WHAT YOU SHOULD DO:
In the data, extract each line that holds the string "this".

LISTING:
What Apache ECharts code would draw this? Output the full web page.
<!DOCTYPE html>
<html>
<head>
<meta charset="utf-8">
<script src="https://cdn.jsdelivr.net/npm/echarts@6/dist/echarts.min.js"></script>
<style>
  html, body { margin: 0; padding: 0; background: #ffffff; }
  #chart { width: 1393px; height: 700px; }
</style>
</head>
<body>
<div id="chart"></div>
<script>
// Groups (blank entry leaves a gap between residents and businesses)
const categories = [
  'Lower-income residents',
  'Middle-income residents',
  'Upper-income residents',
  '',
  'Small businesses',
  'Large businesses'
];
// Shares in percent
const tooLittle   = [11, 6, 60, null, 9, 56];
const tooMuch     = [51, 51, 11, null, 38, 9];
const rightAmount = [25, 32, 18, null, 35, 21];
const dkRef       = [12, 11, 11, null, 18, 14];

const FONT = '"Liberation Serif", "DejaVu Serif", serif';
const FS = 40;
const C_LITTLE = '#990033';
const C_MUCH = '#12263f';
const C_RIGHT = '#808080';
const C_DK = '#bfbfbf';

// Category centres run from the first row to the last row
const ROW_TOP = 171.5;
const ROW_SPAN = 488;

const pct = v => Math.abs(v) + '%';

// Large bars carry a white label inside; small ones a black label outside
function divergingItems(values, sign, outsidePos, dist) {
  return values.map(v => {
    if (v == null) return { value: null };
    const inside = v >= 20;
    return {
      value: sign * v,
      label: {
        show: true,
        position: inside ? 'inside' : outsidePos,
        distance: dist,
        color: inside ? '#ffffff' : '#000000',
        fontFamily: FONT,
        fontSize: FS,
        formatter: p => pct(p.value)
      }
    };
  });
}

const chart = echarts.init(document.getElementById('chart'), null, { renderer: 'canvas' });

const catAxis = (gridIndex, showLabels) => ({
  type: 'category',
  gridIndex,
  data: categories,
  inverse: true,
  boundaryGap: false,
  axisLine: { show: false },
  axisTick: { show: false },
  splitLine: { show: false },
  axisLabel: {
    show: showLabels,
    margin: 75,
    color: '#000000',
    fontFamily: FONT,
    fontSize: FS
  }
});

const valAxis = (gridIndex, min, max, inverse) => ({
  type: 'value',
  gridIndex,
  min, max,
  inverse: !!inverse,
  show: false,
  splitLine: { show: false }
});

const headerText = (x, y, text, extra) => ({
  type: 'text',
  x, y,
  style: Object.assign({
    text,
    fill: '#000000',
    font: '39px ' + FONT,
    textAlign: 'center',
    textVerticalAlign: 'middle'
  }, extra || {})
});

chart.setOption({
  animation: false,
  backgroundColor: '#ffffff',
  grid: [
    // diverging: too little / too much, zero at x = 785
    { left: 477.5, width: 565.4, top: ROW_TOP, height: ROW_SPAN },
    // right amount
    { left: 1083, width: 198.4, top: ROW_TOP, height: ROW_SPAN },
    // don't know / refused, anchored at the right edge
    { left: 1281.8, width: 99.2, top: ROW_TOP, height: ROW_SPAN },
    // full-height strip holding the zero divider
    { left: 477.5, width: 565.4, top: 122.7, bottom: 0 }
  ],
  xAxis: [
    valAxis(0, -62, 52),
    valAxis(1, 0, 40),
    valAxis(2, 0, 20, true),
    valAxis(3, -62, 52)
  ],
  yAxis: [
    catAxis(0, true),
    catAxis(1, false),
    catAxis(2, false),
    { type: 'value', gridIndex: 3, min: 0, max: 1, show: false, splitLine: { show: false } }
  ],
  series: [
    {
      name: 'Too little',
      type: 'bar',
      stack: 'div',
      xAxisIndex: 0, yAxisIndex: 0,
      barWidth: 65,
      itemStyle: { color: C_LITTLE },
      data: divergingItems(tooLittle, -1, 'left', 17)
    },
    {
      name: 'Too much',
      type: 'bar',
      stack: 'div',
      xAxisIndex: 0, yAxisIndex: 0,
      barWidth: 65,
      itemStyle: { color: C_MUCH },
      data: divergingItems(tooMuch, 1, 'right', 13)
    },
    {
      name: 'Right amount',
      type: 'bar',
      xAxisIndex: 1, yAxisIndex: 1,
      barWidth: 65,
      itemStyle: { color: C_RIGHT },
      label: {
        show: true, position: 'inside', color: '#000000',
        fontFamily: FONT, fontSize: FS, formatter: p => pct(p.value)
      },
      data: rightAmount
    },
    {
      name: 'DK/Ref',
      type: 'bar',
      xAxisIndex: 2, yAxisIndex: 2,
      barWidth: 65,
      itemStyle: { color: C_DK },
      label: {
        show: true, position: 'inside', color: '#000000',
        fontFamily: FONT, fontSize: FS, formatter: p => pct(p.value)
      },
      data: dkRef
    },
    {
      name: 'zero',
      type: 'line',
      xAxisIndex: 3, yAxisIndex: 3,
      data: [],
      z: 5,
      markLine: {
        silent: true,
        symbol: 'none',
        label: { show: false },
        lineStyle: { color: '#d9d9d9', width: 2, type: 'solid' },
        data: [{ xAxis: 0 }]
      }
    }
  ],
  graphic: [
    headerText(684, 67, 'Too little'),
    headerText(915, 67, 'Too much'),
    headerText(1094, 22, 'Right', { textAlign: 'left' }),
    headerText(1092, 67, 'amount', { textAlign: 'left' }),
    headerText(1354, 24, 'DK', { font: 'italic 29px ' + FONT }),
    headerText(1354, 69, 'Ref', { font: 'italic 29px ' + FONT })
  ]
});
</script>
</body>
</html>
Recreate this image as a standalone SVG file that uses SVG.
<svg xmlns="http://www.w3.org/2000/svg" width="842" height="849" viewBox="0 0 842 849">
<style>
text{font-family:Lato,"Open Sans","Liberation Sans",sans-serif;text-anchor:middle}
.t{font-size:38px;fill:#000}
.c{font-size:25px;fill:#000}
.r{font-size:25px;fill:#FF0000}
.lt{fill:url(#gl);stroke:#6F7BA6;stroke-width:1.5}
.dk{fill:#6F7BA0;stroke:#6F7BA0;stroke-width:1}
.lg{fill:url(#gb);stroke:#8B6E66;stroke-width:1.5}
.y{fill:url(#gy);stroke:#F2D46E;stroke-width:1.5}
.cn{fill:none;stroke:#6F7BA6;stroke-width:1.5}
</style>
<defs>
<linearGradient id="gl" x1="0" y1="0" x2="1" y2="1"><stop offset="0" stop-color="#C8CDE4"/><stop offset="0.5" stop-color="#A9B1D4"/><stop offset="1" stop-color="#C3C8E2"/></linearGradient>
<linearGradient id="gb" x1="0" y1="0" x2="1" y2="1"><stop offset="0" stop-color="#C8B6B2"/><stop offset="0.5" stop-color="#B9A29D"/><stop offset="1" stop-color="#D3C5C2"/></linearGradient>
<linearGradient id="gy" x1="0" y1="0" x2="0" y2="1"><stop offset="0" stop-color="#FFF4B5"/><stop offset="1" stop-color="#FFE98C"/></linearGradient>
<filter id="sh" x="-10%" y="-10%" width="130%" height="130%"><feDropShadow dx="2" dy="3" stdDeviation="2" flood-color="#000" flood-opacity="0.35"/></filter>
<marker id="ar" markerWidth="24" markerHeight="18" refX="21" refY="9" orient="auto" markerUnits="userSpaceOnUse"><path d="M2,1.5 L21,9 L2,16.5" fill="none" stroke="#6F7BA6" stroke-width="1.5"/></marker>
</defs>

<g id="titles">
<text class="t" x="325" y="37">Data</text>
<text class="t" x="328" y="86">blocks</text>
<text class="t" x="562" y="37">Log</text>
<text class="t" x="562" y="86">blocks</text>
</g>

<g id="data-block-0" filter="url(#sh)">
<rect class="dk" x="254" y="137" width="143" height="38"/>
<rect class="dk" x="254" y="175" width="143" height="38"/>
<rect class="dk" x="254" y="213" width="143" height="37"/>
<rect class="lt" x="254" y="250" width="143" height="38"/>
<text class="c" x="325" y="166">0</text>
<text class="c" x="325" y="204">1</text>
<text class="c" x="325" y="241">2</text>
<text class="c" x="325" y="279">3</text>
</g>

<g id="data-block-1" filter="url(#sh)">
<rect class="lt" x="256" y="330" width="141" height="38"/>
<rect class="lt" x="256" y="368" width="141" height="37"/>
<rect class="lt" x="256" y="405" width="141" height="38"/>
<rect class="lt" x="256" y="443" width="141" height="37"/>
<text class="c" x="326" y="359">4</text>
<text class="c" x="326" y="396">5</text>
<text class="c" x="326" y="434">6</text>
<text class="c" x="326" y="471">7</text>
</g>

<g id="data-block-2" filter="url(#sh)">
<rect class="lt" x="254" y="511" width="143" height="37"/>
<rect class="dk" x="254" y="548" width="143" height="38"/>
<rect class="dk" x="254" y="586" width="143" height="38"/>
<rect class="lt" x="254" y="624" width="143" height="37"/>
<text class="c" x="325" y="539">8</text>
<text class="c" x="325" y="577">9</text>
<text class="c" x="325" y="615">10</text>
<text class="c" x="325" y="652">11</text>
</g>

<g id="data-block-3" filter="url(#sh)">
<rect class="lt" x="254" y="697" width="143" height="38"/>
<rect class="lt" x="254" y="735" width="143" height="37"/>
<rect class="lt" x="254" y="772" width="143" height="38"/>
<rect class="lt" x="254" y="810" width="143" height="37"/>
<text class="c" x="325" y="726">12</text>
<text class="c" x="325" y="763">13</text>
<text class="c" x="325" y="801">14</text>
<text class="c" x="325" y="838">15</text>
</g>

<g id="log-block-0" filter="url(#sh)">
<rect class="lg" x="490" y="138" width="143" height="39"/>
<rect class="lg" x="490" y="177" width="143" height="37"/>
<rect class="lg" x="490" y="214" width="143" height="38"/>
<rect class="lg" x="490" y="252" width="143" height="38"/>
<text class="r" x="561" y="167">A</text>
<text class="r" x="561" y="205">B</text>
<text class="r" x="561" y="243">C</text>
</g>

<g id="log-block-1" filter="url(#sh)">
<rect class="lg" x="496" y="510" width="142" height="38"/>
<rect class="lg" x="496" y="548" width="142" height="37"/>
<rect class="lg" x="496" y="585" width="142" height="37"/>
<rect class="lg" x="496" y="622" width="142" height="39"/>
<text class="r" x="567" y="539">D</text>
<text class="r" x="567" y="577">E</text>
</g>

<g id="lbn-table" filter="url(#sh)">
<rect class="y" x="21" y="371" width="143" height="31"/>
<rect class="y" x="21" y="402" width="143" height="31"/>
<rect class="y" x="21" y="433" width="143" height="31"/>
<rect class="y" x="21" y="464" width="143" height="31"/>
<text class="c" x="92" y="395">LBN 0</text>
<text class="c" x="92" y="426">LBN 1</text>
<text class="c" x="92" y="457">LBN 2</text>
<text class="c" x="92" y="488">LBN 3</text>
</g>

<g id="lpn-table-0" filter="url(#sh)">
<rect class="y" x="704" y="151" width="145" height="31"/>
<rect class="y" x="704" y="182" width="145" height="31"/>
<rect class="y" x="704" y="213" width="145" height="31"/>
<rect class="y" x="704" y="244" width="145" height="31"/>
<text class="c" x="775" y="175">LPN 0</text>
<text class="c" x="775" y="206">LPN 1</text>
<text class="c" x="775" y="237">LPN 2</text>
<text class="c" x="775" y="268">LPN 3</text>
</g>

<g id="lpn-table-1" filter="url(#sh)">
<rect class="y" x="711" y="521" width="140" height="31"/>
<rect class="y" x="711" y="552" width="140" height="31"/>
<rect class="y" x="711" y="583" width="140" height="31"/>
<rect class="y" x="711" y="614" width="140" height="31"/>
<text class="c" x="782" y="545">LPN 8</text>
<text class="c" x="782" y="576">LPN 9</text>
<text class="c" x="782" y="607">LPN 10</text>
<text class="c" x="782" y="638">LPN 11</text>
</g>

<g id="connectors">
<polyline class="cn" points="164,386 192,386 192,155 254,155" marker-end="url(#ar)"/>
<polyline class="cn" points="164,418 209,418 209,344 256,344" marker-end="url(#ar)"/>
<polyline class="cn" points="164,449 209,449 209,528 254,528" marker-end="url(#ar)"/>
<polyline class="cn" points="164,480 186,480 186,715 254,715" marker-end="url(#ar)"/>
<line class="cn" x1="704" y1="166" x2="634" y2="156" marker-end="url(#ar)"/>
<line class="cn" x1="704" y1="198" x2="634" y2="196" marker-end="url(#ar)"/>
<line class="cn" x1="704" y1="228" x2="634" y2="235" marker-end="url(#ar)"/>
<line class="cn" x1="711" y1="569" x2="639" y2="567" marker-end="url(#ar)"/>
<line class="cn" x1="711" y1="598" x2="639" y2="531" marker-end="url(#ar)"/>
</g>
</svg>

OUTPUT OF THE EXERCISE:
What Apache ECharts code would draw this? Output the full web page.
Recreate this image as a standalone SVG file that uses SVG.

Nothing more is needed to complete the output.